• [WHAT YOU WILL DO]
Restate the listing below word for word, omitting any images.
######
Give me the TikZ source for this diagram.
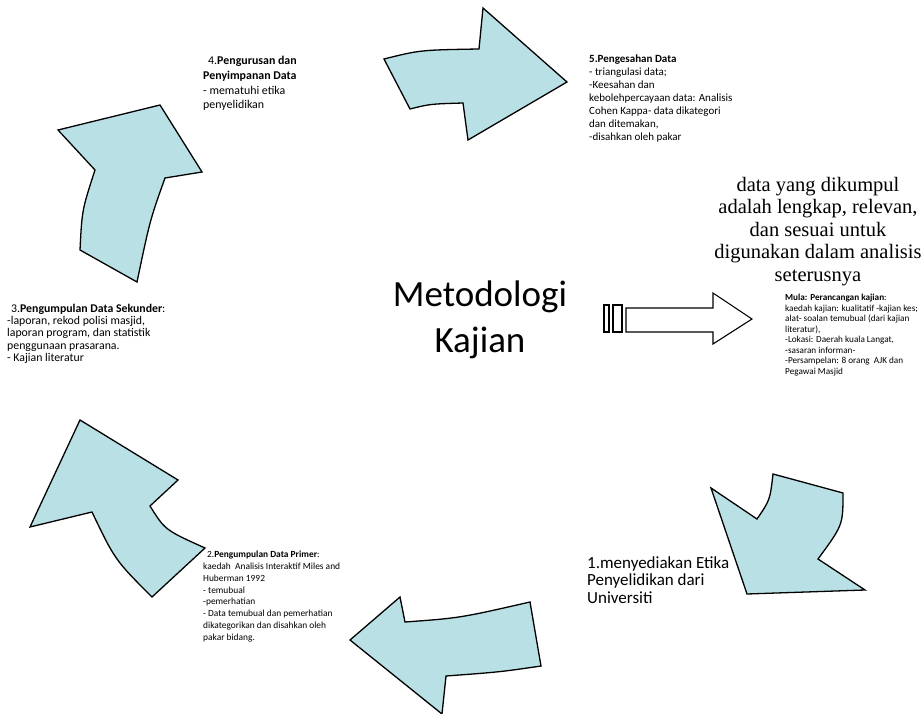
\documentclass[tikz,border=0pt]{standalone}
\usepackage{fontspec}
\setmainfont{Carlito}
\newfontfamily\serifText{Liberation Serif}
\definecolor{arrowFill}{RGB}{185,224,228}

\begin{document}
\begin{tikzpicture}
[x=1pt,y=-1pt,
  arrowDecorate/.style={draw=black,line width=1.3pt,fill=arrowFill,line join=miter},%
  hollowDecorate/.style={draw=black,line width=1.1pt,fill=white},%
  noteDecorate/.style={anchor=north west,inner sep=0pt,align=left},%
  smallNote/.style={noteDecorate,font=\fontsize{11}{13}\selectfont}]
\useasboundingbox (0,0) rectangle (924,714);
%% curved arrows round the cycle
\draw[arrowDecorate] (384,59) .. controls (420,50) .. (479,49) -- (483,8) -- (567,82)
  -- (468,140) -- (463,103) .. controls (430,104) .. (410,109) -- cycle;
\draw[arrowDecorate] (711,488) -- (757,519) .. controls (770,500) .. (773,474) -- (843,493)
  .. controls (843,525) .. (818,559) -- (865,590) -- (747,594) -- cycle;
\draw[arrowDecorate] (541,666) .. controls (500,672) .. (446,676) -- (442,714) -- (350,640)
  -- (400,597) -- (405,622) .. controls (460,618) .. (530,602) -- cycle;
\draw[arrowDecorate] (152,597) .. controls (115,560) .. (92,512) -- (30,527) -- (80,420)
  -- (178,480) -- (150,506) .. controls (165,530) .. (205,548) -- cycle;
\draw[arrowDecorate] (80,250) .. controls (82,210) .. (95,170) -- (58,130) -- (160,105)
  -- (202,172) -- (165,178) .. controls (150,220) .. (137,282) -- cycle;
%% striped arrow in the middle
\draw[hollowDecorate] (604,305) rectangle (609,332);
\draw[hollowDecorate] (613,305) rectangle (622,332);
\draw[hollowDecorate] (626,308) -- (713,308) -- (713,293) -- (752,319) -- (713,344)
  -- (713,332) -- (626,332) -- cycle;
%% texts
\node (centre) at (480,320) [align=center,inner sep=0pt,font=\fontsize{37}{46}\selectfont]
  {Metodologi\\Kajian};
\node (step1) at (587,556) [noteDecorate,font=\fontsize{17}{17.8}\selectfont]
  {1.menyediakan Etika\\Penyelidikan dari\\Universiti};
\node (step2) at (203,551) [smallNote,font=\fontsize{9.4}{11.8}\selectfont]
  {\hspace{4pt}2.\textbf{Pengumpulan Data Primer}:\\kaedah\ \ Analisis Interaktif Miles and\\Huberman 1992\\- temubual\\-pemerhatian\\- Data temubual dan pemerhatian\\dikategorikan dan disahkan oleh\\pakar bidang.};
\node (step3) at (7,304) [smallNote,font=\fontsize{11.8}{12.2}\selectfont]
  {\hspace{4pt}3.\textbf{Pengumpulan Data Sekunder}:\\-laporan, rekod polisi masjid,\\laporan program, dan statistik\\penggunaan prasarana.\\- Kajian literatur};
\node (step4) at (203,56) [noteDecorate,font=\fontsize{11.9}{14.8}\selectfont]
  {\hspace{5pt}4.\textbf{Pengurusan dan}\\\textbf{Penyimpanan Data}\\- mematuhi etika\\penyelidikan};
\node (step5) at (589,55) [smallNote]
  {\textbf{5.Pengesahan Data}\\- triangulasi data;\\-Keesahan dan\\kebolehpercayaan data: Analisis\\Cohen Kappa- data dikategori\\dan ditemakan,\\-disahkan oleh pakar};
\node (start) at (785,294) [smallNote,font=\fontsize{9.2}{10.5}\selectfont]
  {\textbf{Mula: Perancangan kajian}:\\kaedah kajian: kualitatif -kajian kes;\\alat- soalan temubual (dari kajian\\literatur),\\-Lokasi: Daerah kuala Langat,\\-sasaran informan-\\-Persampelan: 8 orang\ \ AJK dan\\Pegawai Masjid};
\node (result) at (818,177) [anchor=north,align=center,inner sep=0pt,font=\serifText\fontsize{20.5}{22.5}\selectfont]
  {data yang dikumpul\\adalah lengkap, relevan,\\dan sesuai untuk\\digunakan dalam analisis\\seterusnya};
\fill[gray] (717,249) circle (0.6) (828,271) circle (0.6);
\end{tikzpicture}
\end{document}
######
• [THE REPLY]
Give me the TikZ source for this diagram.
\documentclass[tikz,border=0pt]{standalone}
\usepackage{fontspec}
\setmainfont{Carlito}
\newfontfamily\serifText{Liberation Serif}
\definecolor{arrowFill}{RGB}{185,224,228}

\begin{document}
\begin{tikzpicture}
[x=1pt,y=-1pt,
  arrowDecorate/.style={draw=black,line width=1.3pt,fill=arrowFill,line join=miter},%
  hollowDecorate/.style={draw=black,line width=1.1pt,fill=white},%
  noteDecorate/.style={anchor=north west,inner sep=0pt,align=left},%
  smallNote/.style={noteDecorate,font=\fontsize{11}{13}\selectfont}]
\useasboundingbox (0,0) rectangle (924,714);
%% curved arrows round the cycle
\draw[arrowDecorate] (384,59) .. controls (420,50) .. (479,49) -- (483,8) -- (567,82)
  -- (468,140) -- (463,103) .. controls (430,104) .. (410,109) -- cycle;
\draw[arrowDecorate] (711,488) -- (757,519) .. controls (770,500) .. (773,474) -- (843,493)
  .. controls (843,525) .. (818,559) -- (865,590) -- (747,594) -- cycle;
\draw[arrowDecorate] (541,666) .. controls (500,672) .. (446,676) -- (442,714) -- (350,640)
  -- (400,597) -- (405,622) .. controls (460,618) .. (530,602) -- cycle;
\draw[arrowDecorate] (152,597) .. controls (115,560) .. (92,512) -- (30,527) -- (80,420)
  -- (178,480) -- (150,506) .. controls (165,530) .. (205,548) -- cycle;
\draw[arrowDecorate] (80,250) .. controls (82,210) .. (95,170) -- (58,130) -- (160,105)
  -- (202,172) -- (165,178) .. controls (150,220) .. (137,282) -- cycle;
%% striped arrow in the middle
\draw[hollowDecorate] (604,305) rectangle (609,332);
\draw[hollowDecorate] (613,305) rectangle (622,332);
\draw[hollowDecorate] (626,308) -- (713,308) -- (713,293) -- (752,319) -- (713,344)
  -- (713,332) -- (626,332) -- cycle;
%% texts
\node (centre) at (480,320) [align=center,inner sep=0pt,font=\fontsize{37}{46}\selectfont]
  {Metodologi\\Kajian};
\node (step1) at (587,556) [noteDecorate,font=\fontsize{17}{17.8}\selectfont]
  {1.menyediakan Etika\\Penyelidikan dari\\Universiti};
\node (step2) at (203,551) [smallNote,font=\fontsize{9.4}{11.8}\selectfont]
  {\hspace{4pt}2.\textbf{Pengumpulan Data Primer}:\\kaedah\ \ Analisis Interaktif Miles and\\Huberman 1992\\- temubual\\-pemerhatian\\- Data temubual dan pemerhatian\\dikategorikan dan disahkan oleh\\pakar bidang.};
\node (step3) at (7,304) [smallNote,font=\fontsize{11.8}{12.2}\selectfont]
  {\hspace{4pt}3.\textbf{Pengumpulan Data Sekunder}:\\-laporan, rekod polisi masjid,\\laporan program, dan statistik\\penggunaan prasarana.\\- Kajian literatur};
\node (step4) at (203,56) [noteDecorate,font=\fontsize{11.9}{14.8}\selectfont]
  {\hspace{5pt}4.\textbf{Pengurusan dan}\\\textbf{Penyimpanan Data}\\- mematuhi etika\\penyelidikan};
\node (step5) at (589,55) [smallNote]
  {\textbf{5.Pengesahan Data}\\- triangulasi data;\\-Keesahan dan\\kebolehpercayaan data: Analisis\\Cohen Kappa- data dikategori\\dan ditemakan,\\-disahkan oleh pakar};
\node (start) at (785,294) [smallNote,font=\fontsize{9.2}{10.5}\selectfont]
  {\textbf{Mula: Perancangan kajian}:\\kaedah kajian: kualitatif -kajian kes;\\alat- soalan temubual (dari kajian\\literatur),\\-Lokasi: Daerah kuala Langat,\\-sasaran informan-\\-Persampelan: 8 orang\ \ AJK dan\\Pegawai Masjid};
\node (result) at (818,177) [anchor=north,align=center,inner sep=0pt,font=\serifText\fontsize{20.5}{22.5}\selectfont]
  {data yang dikumpul\\adalah lengkap, relevan,\\dan sesuai untuk\\digunakan dalam analisis\\seterusnya};
\fill[gray] (717,249) circle (0.6) (828,271) circle (0.6);
\end{tikzpicture}
\end{document}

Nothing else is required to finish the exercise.